Zie brief 3, noot 14,
brief 23 en
84.
[2] Er verschenen geen door
Vermeylen ondertekende bijdragen in de kroniek van
De Vlaamsche School, nr. V, 1892.
[3] In het bijblad van
De Vlaamsche School, dat verscheen bij de 4de aflevering, is er niets opgenomen van
Emmanuel de Bom. Over de Hofstraat,
zie brief 10.
[4] Emmanuel de Bom, Uit den jongen tijd der Vlaamsche Beweging (Antwerpen, drukkerij J.-E.Buschmann, 1890).
[8] Er verscheen alleen een niet ondertekend artikel in dat tijdschrift:
[Anoniem], 'L'Art et le Socialisme', in: L'Art moderne, XI, 35 (30 aug. 1891), p. 275-277.
[9] August Vermeylen schreef in zijn artikel over
De Braekeleer de volgende slotalinea:
"Ik heb hier alleen mijn algemeenen indruk willen zeggen. Een andere schrijve over De Braekeleer een studie, een onzer grootsten artiesten waardig. Hij verdient wel een schadeloosstelling, die doode!" (Zie
De Vlaamsche School, nr. V (1892), p. 28).
[11] Vermeylen spreekt hierover ook in
brief 168 (zie
noot 9). Dit pamflet zal verschijnen onder pseudoniem:
Victor Lieber, Eenig gekapt stroo over de ontwikkelde lui, in: Van Nu en Straks, 1ste reeks (1893), p. 29-32. 'Pécuchet' verwijst naar het werk van Flauberts
Bouvard et Pécuchet. Dat weerk verscheen posthuum in 1881. De vroegste uitgave die teruggevonden werd, verscheen in 1893 in Parijs bij Charpentier et Fasquelle. Het pamflet van
Vermeylen spot met de burgerlijke domheid.
[16] Er is niets van
Vermeylen verschenen over de plakbrieven van
Jules Chéret. Er verscheen in 1891 een
Catalogue d'affiches illustrées anciennes et modernes, bij Ed. Sagot te Parijs, waarvan de omslag en de bijgevoegde affiche getekend waren door
Chéret.
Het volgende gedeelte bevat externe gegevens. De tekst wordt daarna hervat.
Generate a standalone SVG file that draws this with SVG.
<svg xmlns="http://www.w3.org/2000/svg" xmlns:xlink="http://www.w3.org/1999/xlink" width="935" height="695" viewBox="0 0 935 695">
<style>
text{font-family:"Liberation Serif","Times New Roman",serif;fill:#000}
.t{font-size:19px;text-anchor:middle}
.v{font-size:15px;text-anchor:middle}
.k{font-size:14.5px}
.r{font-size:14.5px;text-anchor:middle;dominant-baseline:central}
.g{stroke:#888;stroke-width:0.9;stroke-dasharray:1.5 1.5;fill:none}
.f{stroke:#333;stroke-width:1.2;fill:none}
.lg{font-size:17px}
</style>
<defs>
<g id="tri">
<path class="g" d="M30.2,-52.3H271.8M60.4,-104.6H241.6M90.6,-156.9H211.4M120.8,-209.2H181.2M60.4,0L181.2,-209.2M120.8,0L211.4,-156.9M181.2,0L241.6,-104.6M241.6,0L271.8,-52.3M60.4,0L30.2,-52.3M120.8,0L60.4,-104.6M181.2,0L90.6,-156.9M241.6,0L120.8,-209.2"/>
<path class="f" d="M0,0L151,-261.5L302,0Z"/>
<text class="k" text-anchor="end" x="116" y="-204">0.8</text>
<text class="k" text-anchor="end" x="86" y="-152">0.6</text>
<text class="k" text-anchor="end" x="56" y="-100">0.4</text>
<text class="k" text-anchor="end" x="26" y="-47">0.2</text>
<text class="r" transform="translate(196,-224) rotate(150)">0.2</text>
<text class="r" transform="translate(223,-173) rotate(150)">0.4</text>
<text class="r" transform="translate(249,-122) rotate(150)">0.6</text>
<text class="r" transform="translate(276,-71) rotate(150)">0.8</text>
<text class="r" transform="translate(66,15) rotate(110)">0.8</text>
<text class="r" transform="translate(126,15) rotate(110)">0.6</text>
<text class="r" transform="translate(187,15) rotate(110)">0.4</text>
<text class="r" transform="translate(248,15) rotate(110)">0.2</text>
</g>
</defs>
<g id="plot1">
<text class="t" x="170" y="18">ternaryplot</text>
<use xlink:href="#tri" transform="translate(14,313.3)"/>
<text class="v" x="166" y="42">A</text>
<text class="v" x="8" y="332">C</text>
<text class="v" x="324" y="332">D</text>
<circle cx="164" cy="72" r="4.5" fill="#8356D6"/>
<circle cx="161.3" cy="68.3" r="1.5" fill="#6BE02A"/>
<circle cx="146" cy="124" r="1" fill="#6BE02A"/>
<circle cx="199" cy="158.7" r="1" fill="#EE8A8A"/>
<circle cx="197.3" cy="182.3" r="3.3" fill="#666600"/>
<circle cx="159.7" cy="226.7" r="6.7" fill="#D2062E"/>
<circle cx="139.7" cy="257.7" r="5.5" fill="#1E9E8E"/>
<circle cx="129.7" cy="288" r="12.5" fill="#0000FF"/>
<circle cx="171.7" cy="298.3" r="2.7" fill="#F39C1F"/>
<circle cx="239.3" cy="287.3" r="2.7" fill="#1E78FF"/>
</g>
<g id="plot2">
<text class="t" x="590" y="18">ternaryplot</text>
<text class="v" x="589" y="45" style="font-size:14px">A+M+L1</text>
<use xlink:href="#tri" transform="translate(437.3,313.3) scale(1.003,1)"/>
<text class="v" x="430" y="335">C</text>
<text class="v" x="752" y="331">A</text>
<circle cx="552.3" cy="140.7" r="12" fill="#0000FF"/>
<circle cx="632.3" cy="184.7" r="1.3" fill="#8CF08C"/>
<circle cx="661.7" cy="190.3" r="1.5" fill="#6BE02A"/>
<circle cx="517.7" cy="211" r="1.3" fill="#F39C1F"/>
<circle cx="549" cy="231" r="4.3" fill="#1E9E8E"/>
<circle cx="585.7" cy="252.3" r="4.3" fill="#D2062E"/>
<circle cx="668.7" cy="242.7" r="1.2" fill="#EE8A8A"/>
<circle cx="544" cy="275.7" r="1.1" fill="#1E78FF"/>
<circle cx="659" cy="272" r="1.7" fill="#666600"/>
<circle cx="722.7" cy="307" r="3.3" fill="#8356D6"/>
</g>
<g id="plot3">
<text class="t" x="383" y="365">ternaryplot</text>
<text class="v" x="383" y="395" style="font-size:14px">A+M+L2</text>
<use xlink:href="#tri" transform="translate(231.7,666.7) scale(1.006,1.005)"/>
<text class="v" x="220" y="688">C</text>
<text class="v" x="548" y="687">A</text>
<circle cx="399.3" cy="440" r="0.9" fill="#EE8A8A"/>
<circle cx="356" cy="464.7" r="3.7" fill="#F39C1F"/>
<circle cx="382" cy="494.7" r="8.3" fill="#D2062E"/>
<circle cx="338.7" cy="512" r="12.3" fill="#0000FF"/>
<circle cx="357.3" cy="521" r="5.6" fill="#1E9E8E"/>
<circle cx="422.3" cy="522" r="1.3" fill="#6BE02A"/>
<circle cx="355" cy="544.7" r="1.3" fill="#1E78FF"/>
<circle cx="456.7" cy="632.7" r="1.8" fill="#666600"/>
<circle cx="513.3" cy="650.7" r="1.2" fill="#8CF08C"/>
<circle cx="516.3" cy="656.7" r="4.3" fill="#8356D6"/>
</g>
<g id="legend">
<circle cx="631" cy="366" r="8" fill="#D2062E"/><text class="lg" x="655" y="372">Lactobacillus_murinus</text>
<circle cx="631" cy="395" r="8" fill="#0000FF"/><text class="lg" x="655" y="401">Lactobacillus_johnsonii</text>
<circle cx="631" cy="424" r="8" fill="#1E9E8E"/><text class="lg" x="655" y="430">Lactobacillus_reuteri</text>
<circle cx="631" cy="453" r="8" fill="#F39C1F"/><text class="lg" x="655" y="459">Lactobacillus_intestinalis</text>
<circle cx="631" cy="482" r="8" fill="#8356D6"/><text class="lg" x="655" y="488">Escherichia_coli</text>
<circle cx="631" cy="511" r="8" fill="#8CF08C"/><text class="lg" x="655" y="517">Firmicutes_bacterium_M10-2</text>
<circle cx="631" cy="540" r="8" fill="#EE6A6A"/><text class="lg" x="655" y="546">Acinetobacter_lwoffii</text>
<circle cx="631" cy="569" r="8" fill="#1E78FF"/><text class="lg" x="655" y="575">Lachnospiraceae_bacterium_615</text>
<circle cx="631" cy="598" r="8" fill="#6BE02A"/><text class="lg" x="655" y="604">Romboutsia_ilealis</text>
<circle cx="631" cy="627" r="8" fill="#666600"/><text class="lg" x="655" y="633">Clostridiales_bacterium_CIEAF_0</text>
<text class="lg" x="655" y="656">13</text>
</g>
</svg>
Een besprekingen daarover is te vinden in
L' Art Moderne, XII, 3 (17 jan. 92), p. 20-21. Zie ook
'Sagot, Catalogue d'Affiches Illustrées', in: De Portefeuille, XIII, 40 (02 jan. 92), p. 1130-1131 en
Jan Pieter Veth, 'Iets over Jules Chéret', in: De Nieuwe Gids, VII, 1ste dl. (1892), p. 469-471.
Vermeylen schreef enkel over
Chéret in
De Kunstwereld, nr. 10 (6 maart 1894), in een bespreking van
La Libre Esthétique. Op de tentoonstelling van
L' Association pour l'Art (29 mei tot 19 juni 1892) waren 31 affiches in kleur van
Chéret tentoongesteld. Ook toen verscheen er niets van
Vermeylen.
[17] Namelijk
De Vlaamsche School en het bijblad. Zie ook
[1].
[18] Het is niet duidelijk welke plannen
De Bom had i.v.m. die conferentie en die conferentiezaal.
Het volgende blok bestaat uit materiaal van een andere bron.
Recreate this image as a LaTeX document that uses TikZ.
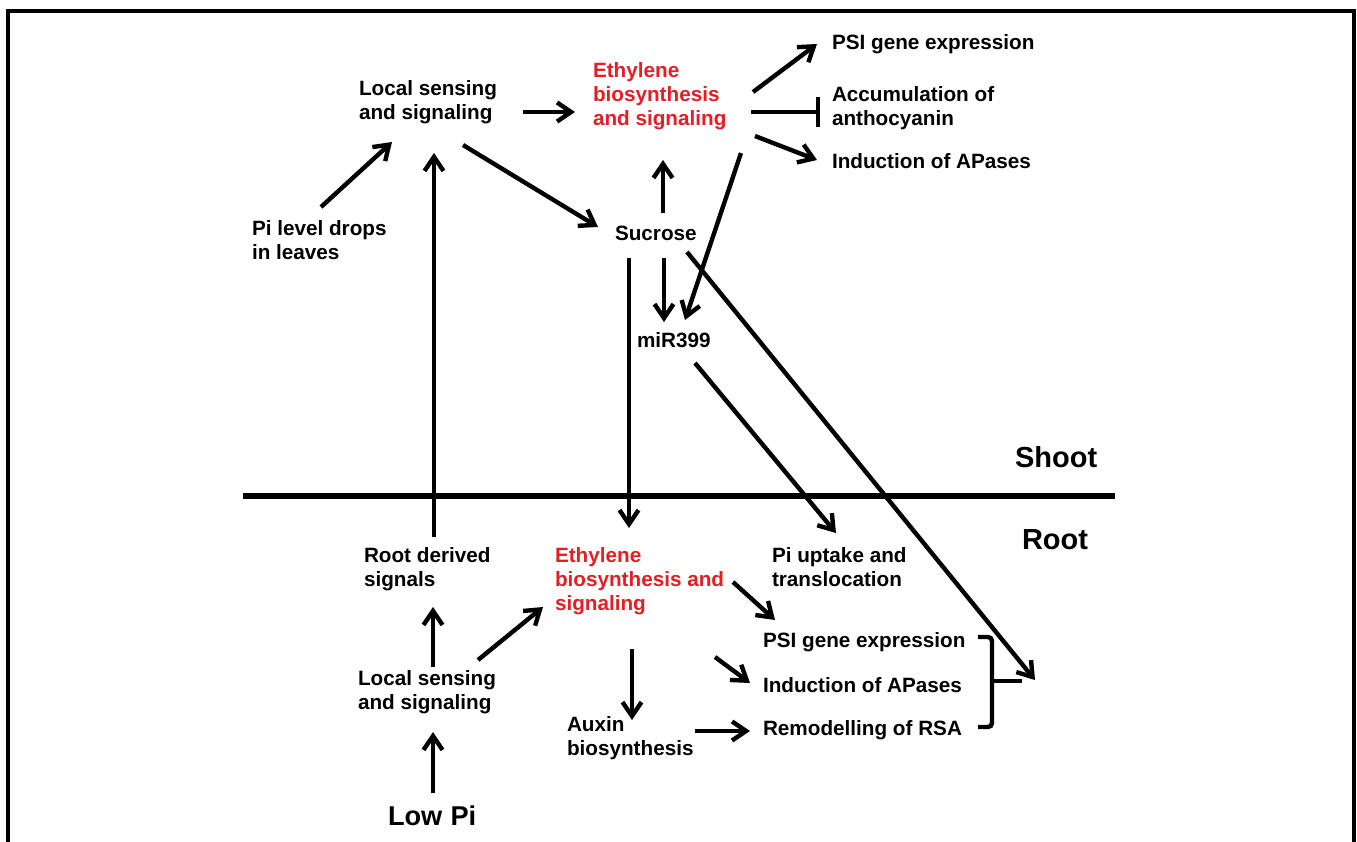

[19] Het plan voor het Diner-Magny was door
Vermeylen reeds vooropgezet in een eerdere brief aan
De Bom (zie
brief 100 (1891), noot 11). Het was bedoeld als een vergadering van de
"jongste jongeren", die zich zouden verzamelen
"rond een democratisch soupeetje, en dan een heelen avond kouten over kunst... Dan zou er een band bestaan tusschen al die jonge schrijvers, schilders, toondichters, enz, die nu elkaar niet kennen, bijna." [20] Emile Vandervelde, Les associations professionelles d'artisants et d'ouvriers en Belgique.
Vandervelde, doctor in de rechten, haalde daarmee het speciale doctoraat in de politieke economie. De verdediging vond plaats op vrijdag 15 januari om 15 uur in de promotiezaal van de Universiteit (Keizerinnelaan) te Brussel. Zie
La Chronique, XXV (13 jan. 1892 en 18 jan. 1892).
[22] Seminariewerk van
August Vermeylen. Het is niet bekend waarover dat handelde.